江戸東京博物館で開催された『ボストン美術館 浮世絵名品展』。開催終了間近であるにも関わらず、訪れる人が多く盛況していました。ボストン美術館に収蔵されている約5万点のうち、今回の名品展で展示されたのは160点。その多くが、今も尚研究の段階だとか。
浮世絵といえば、東洲斎写楽や歌川国政、葛飾北斎や安藤広重など、メジャーなところはパッと思いつくも、各人の活躍は割と江戸の中期後半~後期の黄金時代。軒並み浮世絵のビッグネームが連なる時代。でも、先だってのテレビ番組で浮世絵を紹介したところ、最近の研究は、初期の浮世絵(江戸中期前半あたり)が中心だとか。

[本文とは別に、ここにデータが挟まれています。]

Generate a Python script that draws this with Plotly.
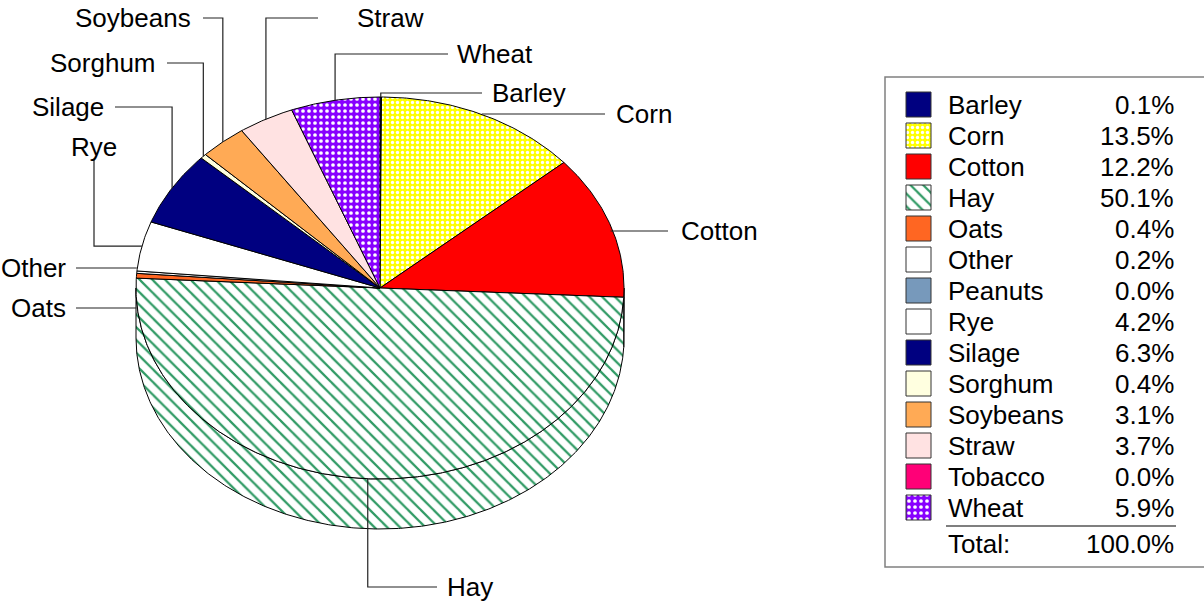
import numpy as np
import plotly.graph_objects as go

# ---------------- data ----------------
crops = ["Barley", "Corn", "Cotton", "Hay", "Oats", "Other", "Peanuts", "Rye",
         "Silage", "Sorghum", "Soybeans", "Straw", "Tobacco", "Wheat"]
shares = [0.1, 13.5, 12.2, 50.1, 0.4, 0.2, 0.0, 4.2, 6.3, 0.4, 3.1, 3.7, 0.0, 5.9]
share_labels = ["0.1%", "13.5%", "12.2%", "50.1%", "0.4%", "0.2%", "0.0%", "4.2%",
                "6.3%", "0.4%", "3.1%", "3.7%", "0.0%", "5.9%"]
total_label = "100.0%"

# ---------------- style ----------------
W, H = 1204, 603
FONT = "Liberation Sans, Arial, sans-serif"
FS = 26
colors = {
    "Barley": "#000080", "Corn": "#ffff00", "Cotton": "#ff0000", "Hay": "#ffffff",
    "Oats": "#ff6622", "Other": "#ffffff", "Peanuts": "#7799bb", "Rye": "#ffffff",
    "Silage": "#000080", "Sorghum": "#ffffe0", "Soybeans": "#ffaa55",
    "Straw": "#ffe2e2", "Tobacco": "#ff0077", "Wheat": "#8800ff",
}
patterns = {
    "Corn": dict(shape=".", fgcolor="#ffffff", bgcolor="#ffff00", size=5, solidity=0.35,
                 fgopacity=1),
    "Hay": dict(shape="\\", fgcolor="#2f9a64", bgcolor="#ffffff", size=9, solidity=0.25,
                fgopacity=1),
    "Wheat": dict(shape=".", fgcolor="#ffffff", bgcolor="#8800ff", size=6, solidity=0.3,
                  fgopacity=1),
}

# pie geometry (pixels)
CX, CY, RX, RY, DEPTH = 380, 288, 244, 191, 50

# label placement: route type, label line end x, y, text x, anchor
label_layout = {
    "Barley":   ("vh", 482, 93, 490, "left"),
    "Corn":     ("h", 605, 114, 614, "left"),
    "Cotton":   ("h", 668, 231, 679, "left"),
    "Hay":      ("vh", 437, 587, 445, "left"),
    "Oats":     ("h", 76, 308, 68, "right"),
    "Other":    ("h", 76, 268, 68, "right"),
    "Rye":      ("hv", 94, 160, 94, "center"),
    "Silage":   ("vh", 115, 107, 106, "right"),
    "Sorghum":  ("vh", 167, 63, 158, "right"),
    "Soybeans": ("vh", 203, 18, 193, "right"),
    "Straw":    ("vh", 318, 18, 355, "left"),
    "Wheat":    ("vh", 448, 54, 455, "left"),
}


def ell(t_deg, dy=0.0):
    t = np.radians(t_deg)
    return CX + RX * np.sin(t), CY - RY * np.cos(t) + dy


def style_kwargs(name):
    kw = dict(fillcolor=colors[name])
    if name in patterns:
        kw["fillpattern"] = patterns[name]
    return kw


tot = sum(shares)
cum = np.concatenate([[0], np.cumsum(shares)]) / tot * 360.0

fig = go.Figure()

# side (front half) of the cylinder
for i, name in enumerate(crops):
    a0, a1 = cum[i], cum[i + 1]
    s0, s1 = max(a0, 90.0), min(a1, 270.0)
    if s1 <= s0:
        continue
    ts = np.linspace(s0, s1, max(3, int((s1 - s0) / 0.5) + 2))
    xt, yt = ell(ts)
    xb, yb = ell(ts[::-1], DEPTH)
    xs = np.concatenate([xt, xb, xt[:1]])
    ys = np.concatenate([yt, yb, yt[:1]])
    fig.add_trace(go.Scatter(x=xs, y=ys, mode="lines", fill="toself",
                             line=dict(color="#000000", width=1),
                             hoverinfo="skip", showlegend=False, **style_kwargs(name)))

# top face slices
for i, name in enumerate(crops):
    a0, a1 = cum[i], cum[i + 1]
    if a1 - a0 <= 0:
        continue
    ts = np.linspace(a0, a1, max(3, int((a1 - a0) / 0.5) + 2))
    xe, ye = ell(ts)
    xs = np.concatenate([[CX], xe, [CX]])
    ys = np.concatenate([[CY], ye, [CY]])
    fig.add_trace(go.Scatter(x=xs, y=ys, mode="lines", fill="toself",
                             line=dict(color="#000000", width=1),
                             hoverinfo="skip", showlegend=False, **style_kwargs(name)))

annotations = []
# leader lines + labels
for i, name in enumerate(crops):
    if shares[i] <= 0 or name not in label_layout:
        continue
    route, lx, ly, tx, anchor = label_layout[name]
    mid = (cum[i] + cum[i + 1]) / 2
    ax, ay = ell(mid)
    if route == "vh":
        px, py = [ax, ax, lx], [ay, ly, ly]
    elif route == "h":
        px, py = [ax, lx], [ly, ly]
    else:  # "hv"
        px, py = [ax, lx, lx], [ay, ay, ly]
    fig.add_trace(go.Scatter(x=px, y=py, mode="lines", line=dict(color="#222222", width=1.2),
                             hoverinfo="skip", showlegend=False))
    ty = ly if route != "hv" else ly - 13
    annotations.append(dict(x=tx, y=ty, xref="x", yref="y", text=name, showarrow=False,
                            xanchor=anchor, yanchor="middle",
                            font=dict(family=FONT, size=FS, color="#000000")))

# legend table
LEG_TOP, PITCH = 104.5, 31
SW_X0, SW_X1, SW = 906, 931, 25
for i, name in enumerate(crops):
    cy = LEG_TOP + i * PITCH
    xs = [SW_X0, SW_X1, SW_X1, SW_X0, SW_X0]
    ys = [cy - SW / 2, cy - SW / 2, cy + SW / 2, cy + SW / 2, cy - SW / 2]
    fig.add_trace(go.Scatter(x=xs, y=ys, mode="lines", fill="toself",
                             line=dict(color="#333333", width=1),
                             hoverinfo="skip", showlegend=False, **style_kwargs(name)))
    annotations.append(dict(x=946, y=cy, xref="x", yref="y", text=name, showarrow=False,
                            xanchor="left", yanchor="middle",
                            font=dict(family=FONT, size=FS, color="#000000")))
    annotations.append(dict(x=1176, y=cy, xref="x", yref="y", text=share_labels[i],
                            showarrow=False, xanchor="right", yanchor="middle",
                            font=dict(family=FONT, size=FS, color="#000000")))

total_y = LEG_TOP + len(crops) * PITCH + 5
annotations.append(dict(x=946, y=total_y, xref="x", yref="y", text="Total:", showarrow=False,
                        xanchor="left", yanchor="middle",
                        font=dict(family=FONT, size=FS, color="#000000")))
annotations.append(dict(x=1176, y=total_y, xref="x", yref="y", text=total_label,
                        showarrow=False, xanchor="right", yanchor="middle",
                        font=dict(family=FONT, size=FS, color="#000000")))

shapes = [
    dict(type="rect", xref="x", yref="y", x0=885, y0=77, x1=1212, y1=567,
         line=dict(color="#808080", width=1.5), fillcolor="rgba(0,0,0,0)", layer="below"),
    dict(type="line", xref="x", yref="y", x0=946, y0=526, x1=1176, y1=526,
         line=dict(color="#000000", width=1.2)),
]

fig.update_layout(
    width=W, height=H, autosize=False,
    margin=dict(l=0, r=0, t=0, b=0, pad=0),
    paper_bgcolor="white", plot_bgcolor="white",
    xaxis=dict(range=[0, W], visible=False, fixedrange=True),
    yaxis=dict(range=[H, 0], visible=False, fixedrange=True),
    annotations=annotations, shapes=shapes, showlegend=False,
)

fig.write_html("out.html", config={"displayModeBar": False},
               post_script="document.body.style.margin='0';document.body.style.overflow='hidden';")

勿論、ビッグネームに隠れたところでいい作品を出しているが、ビッグネームよりは有名度が低い作家もいるようで、そういった人達の作品も注目を浴びているのだそうです。
こうして見ると、初期の浮世絵は、線が太いので丸みを帯びた描写であっても幾許か堅さを感じる描写が多いのですが、時を重ねるにつれて、その線も細くなり、描かれている人のポーズや表情も豊かになり、それに乗じて色彩も鮮やかになっていきます。こうした浮世絵の進化が、今で言うファッション雑誌としての役割を果たすようになったのでしょう。現に、遊郭の女性達を描いた作品は、どれも個性的で、でも派手すぎずしっとりとした艶な雰囲気を演出しています。
当時、彼女達が江戸の町のファッション・アイコンとして羨望の的となったのは頷けます。
ここでふと思ったのですが。
『描かれた女性』『二次元』『個性的なファッション』。時代は異なれど、何となく今のオタ●が買い漁るアニメやコミックの二次元キャラと驚くほどの共通点があります。西洋の油絵とは異なり、一般庶民でも割りと気軽に購入できる浮世絵。今も昔も、日本文化は、こういったものを求める気質があるのでしょうか??